On the contrary, mutual funds and hedge funds operate under redemption risk: if returns lag for a few quarters, clients may pull out money, forcing managers to liquidate assets. These structural limits create career risk, which Buffett has never faced. In fact, his investors, many of them long-term shareholders who read his letters annually, have largely embraced his patience and discipline, even during periods of underperformance. This trust gave Buffett the rare ability to act consistently, despite market volatility or public criticism.
One remarkable example of this trust was during the dot-com bubble. As the tech-heavy NASDAQ surged nearly 86% in 1999, Buffett avoided internet stocks entirely, warning they lacked durable moats or earnings. Berkshire underperformed badly that year, gaining just 0.5% compared to the S&P 500’s 21%. Yet investors stuck with him, and when the bubble burst in 2000, Berkshire’s disciplined value strategy was vindicated.
This exceptional trust is not anecdotal, it’s measurable. In a leadership study conducted by the Thunderbird School of Global Management, Warren Buffett was crowned America’s Most Admired CEO, with 94% of respondents rating him highest in trust. As Jeff Cunningham, former Forbes publisher and editor of the report, noted, Buffett led the rankings across nine leadership attributes, including empathy, integrity, and personal dynamism. His reputation for fairness and clarity has made him not just a financial icon, but a leadership benchmark in corporate America.
Reinforcing this was Buffett’s unique ability to communicate, not just with shareholders, but with the public. His annual letters to shareholders, written in plain English with dry humour and moral clarity, have become essential reading in finance. They not only explained Berkshire’s decisions but educated readers on sound investing. In 2014, reflecting on 50 years of running the firm, Buffett wrote: “Our goal is to communicate with you in a manner that we would wish you to use if our positions were reversed – that is, if you were Berkshire’s CEO while I and my family were passive investors, trusting you with our savings.”

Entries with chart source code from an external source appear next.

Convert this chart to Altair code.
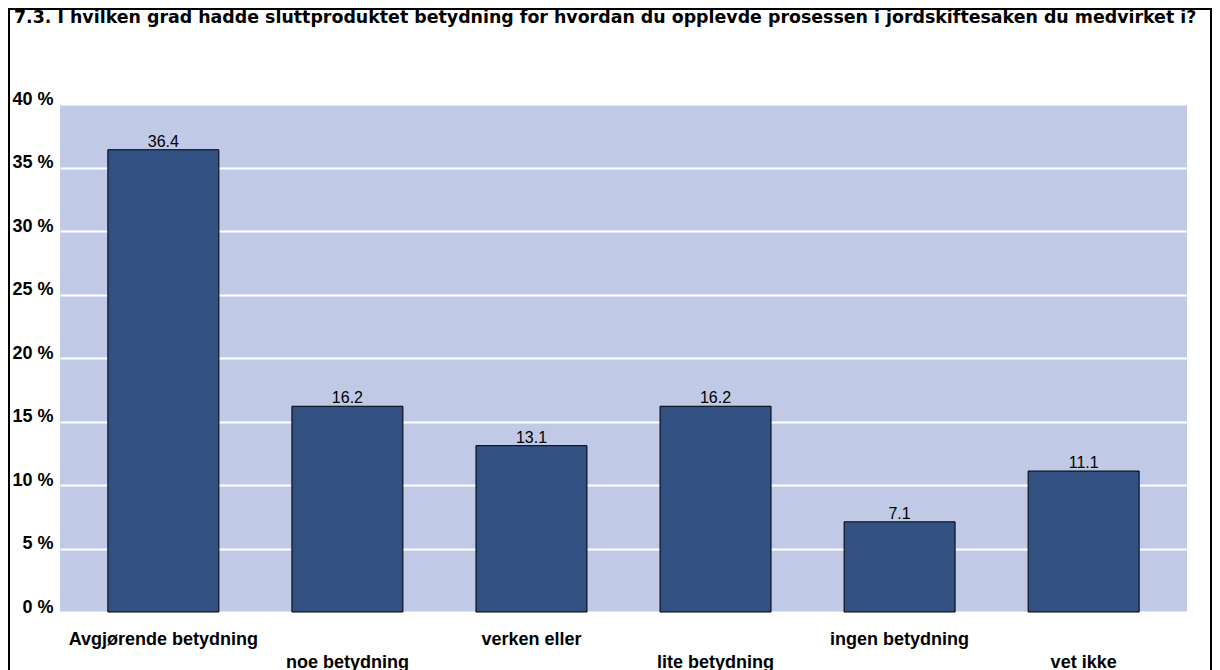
import altair as alt
import pandas as pd

categories = ["Avgjørende betydning", "noe betydning", "verken eller",
              "lite betydning", "ingen betydning", "vet ikke"]
values = [36.4, 16.2, 13.1, 16.2, 7.1, 11.1]
label_row = [0, 1, 0, 1, 0, 1]
y_ticks = [0, 5, 10, 15, 20, 25, 30, 35, 40]
title_text = ("7.3. I hvilken grad hadde sluttproduktet betydning for hvordan du "
              "opplevde prosessen i jordskiftesaken du medvirket i?")

df = pd.DataFrame({"cat": categories, "val": values, "row": label_row})

FONT = "Liberation Sans"
W, H = 1127, 508

xenc = alt.X("cat:N", sort=categories, axis=None,
             scale=alt.Scale(paddingInner=0.397, paddingOuter=0.26))

base = alt.Chart(df)

bars = base.mark_bar(color="#335082", stroke="#000000", strokeWidth=1).encode(
    x=xenc,
    y=alt.Y("val:Q", scale=alt.Scale(domain=[0, 40]),
            axis=alt.Axis(values=y_ticks, labelExpr="datum.value + ' %'", title=None,
                          grid=True, gridColor="white", gridWidth=2, gridOpacity=1,
                          domain=False, ticks=False, labelFont=FONT, labelFontSize=18,
                          labelFontWeight="bold", labelColor="black", labelPadding=7,
                          labelBaseline="alphabetic")),
)

val_labels = base.mark_text(baseline="alphabetic", dy=-3, font=FONT, fontSize=16,
                            color="black").encode(
    x=xenc, y="val:Q", text=alt.Text("val:Q", format=".1f"))

row0 = base.transform_filter("datum.row == 0").mark_text(
    font=FONT, fontSize=18, fontWeight="bold", color="black", baseline="alphabetic").encode(
    x=xenc, y=alt.value(H + 33), text="cat:N")
row1 = base.transform_filter("datum.row == 1").mark_text(
    font=FONT, fontSize=18, fontWeight="bold", color="black", baseline="alphabetic").encode(
    x=xenc, y=alt.value(H + 56), text="cat:N")

single = pd.DataFrame({"t": [title_text]})
title = alt.Chart(single).mark_text(
    font="DejaVu Sans", fontSize=17.4, fontWeight="bold", color="black",
    align="left", baseline="alphabetic").encode(
    x=alt.value(-46), y=alt.value(-81), text="t:N")

border = alt.Chart(single).mark_rect(
    filled=False, stroke="black", strokeWidth=2).encode(
    x=alt.value(-51), x2=alt.value(1151), y=alt.value(-95), y2=alt.value(620))

chart = alt.layer(bars, val_labels, row0, row1, title, border).properties(
    width=W, height=H,
    autosize=alt.AutoSizeParams(type="none"),
    padding={"left": 52, "top": 96, "right": 25, "bottom": 58},
).configure_view(fill="#C0C9E6", strokeWidth=0)

chart.save("out.html", embed_options={"renderer": "svg", "actions": False})
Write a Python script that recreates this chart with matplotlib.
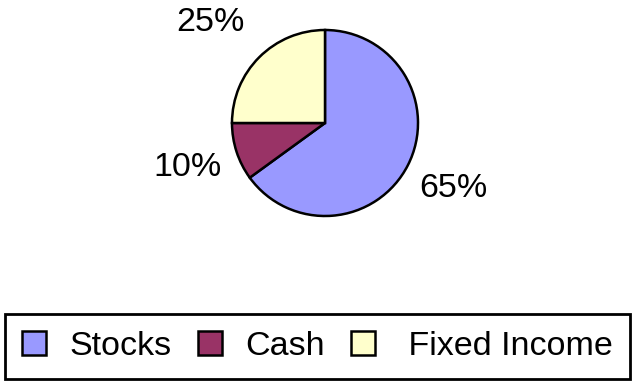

This trust and transparency had real financial consequences. During the 2008 financial crisis, Berkshire was able to strike landmark deals with Goldman Sachs and General Electric, offering capital in exchange for preferred shares with attractive terms. The market interpreted Buffett’s involvement as a vote of confidence, which helped stabilise sentiment. These deals were only possible because Buffett had both cash and credibility, two assets that few investors possess simultaneously.
The combination of character, structure, and capital gave Buffett a behavioural advantage that compounded over decades. This is why attempts to replicate his model have largely failed. Several hedge funds, private equity firms, and asset managers have acquired insurance companies to mimic Berkshire’s access to float—but few have been able to underwrite profitably while investing with discipline.
Conclusion
Warren Buffett’s legacy is not defined by a single insight or strategy, but by an entire system built to defy the short termism that governs much of the financial world. Unlike fund managers constantly at risk of redemptions or performance-based dismissal, Buffett engineered an ecosystem that protected him from external pressures. His use of insurance float, combined with cash-generating subsidiaries, gave him a constant supply of low-cost capital. This allowed him to act when others were paralysed, and to hold when others were forced to sell.
Just as important were the human elements: patience, consistency, and an extraordinary level of trust from shareholders. While most investors are compelled to chase quarterly gains or follow market trends, Buffett stayed the course, even when it meant short-term underperformance. His annual letters, plain-spoken yet insightful, helped cement a bond of credibility rarely seen in corporate America.
In the end, Buffett’s true strength lies in his ability to combine sound financial principles with structural foresight and behavioural discipline. He didn’t just play the game better; he changed the rules in his favour. As the post-Buffett era begins, the challenge is not only to emulate his investments, but to understand, and try to recreate, the foundation that made them possible.